Designing our way to a regenerative future



Design Council is a Business Reporter client.

Most of the environmental impact of any new product is determined at the design stage – which means the power to positively change that is in the hands of designers

Design is all around us. From architecture to fashion, products to graphics, transport to technology – your coffee cup, your house, your mobile phone – it all begins with design.

Throughout history, design has changed our lives for the better. And now, in the face of the climate emergency, it could again be design’s time to shine.

Over the past 80 years the Design Council has championed British design in its role as the national strategic advisor on design. Founded in 1944 by Winston Churchill’s government to help accelerate post-war economic growth, today it is on a mission to put the planet at the heart of the sector’s work. The Design Council’s power can be harnessed to accelerate a mass transition from our current consumer economy to a future regenerative society.

Good design is green design. By designing more effectively and more efficiently we could revive biodiversity, reduce our waste and bring Net Zero targets closer. Designers can choose durable or biodegradable materials, ensure that repair is possible and simple, reimagine our places, retrofit our buildings and plan for what happens at the end of a design’s life-cycle.

The Design Council’s flagship research programme Design Economy showed that in 2019 there were 1.97 million people working in design jobs, with the sector contributing £97.4 billion in gross value added (GVA) – a third of that of the financial sector. These numbers make it abundantly clear that design is an important and value-generating field that needs support and investment.
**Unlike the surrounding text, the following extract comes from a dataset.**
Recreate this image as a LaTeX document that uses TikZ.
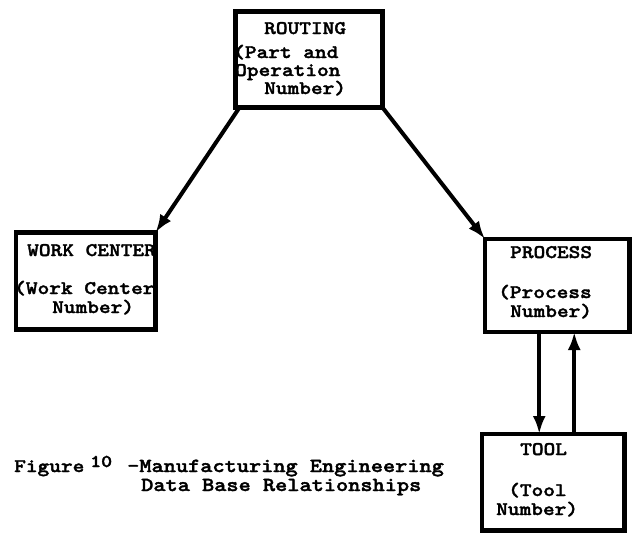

However, the Design Council’s most recent findings highlight a gap between the demand designers see for green design projects (71 per cent think this will grow in the next three years), and the capabilities needed to meet that demand (only 46 per cent feel prepared).

Therefore the Design Council is proposing ways to upskill designers in regenerative tools and practice, from the classroom to the C-suite. It has developed a framework for systemic design that walks designers through how to meet major, complex challenges that involve people across different disciplines, as well as a design value framework to capture their social and environmental impact.

The Design Council is also working with the Design and Technology Association to form recommendations for government on how to reform the curriculum of the Design & Technology GCSE syllabus, a subject which has seen a 67 per cent drop in student uptake since 2010. It’s crucial to protect the education pipeline to ensure we have a thriving future generation of British designers. Our recent film series intends to inspire young people to pursue a design career, showing them what a Life in Design is like for some well-known inspiring designers from across the industry.

And design can be good for business too. The Design Council found that every £1 invested in design provides £20 in return.

The theme of their annual Design for Planet Festival (the fourth edition is coming to Manchester this November) will be Planet Positive Business. This doesn’t mean selling shiny new “green” products, but redesigning the wider system, fundamentally rethinking what businesses are for and giving mother nature a seat at the table. The festival is a moment for designers, businesses and politicians to convene and discuss collaborative ways forward.

The jewel in the Design Council’s current programme of work is the upcoming World Design Congress, which it has been selected to host in London in September 2025 (the first time the event has come to the UK since 1969). For two days, the global design community will gather at the Barbican Centre in London to showcase examples of design for planet excellence, motivate and inspire action.

This eight-decade old institution has evolved to meet the challenges of its time, and we believe we can support the design sector to do the same. There’s no time to waste.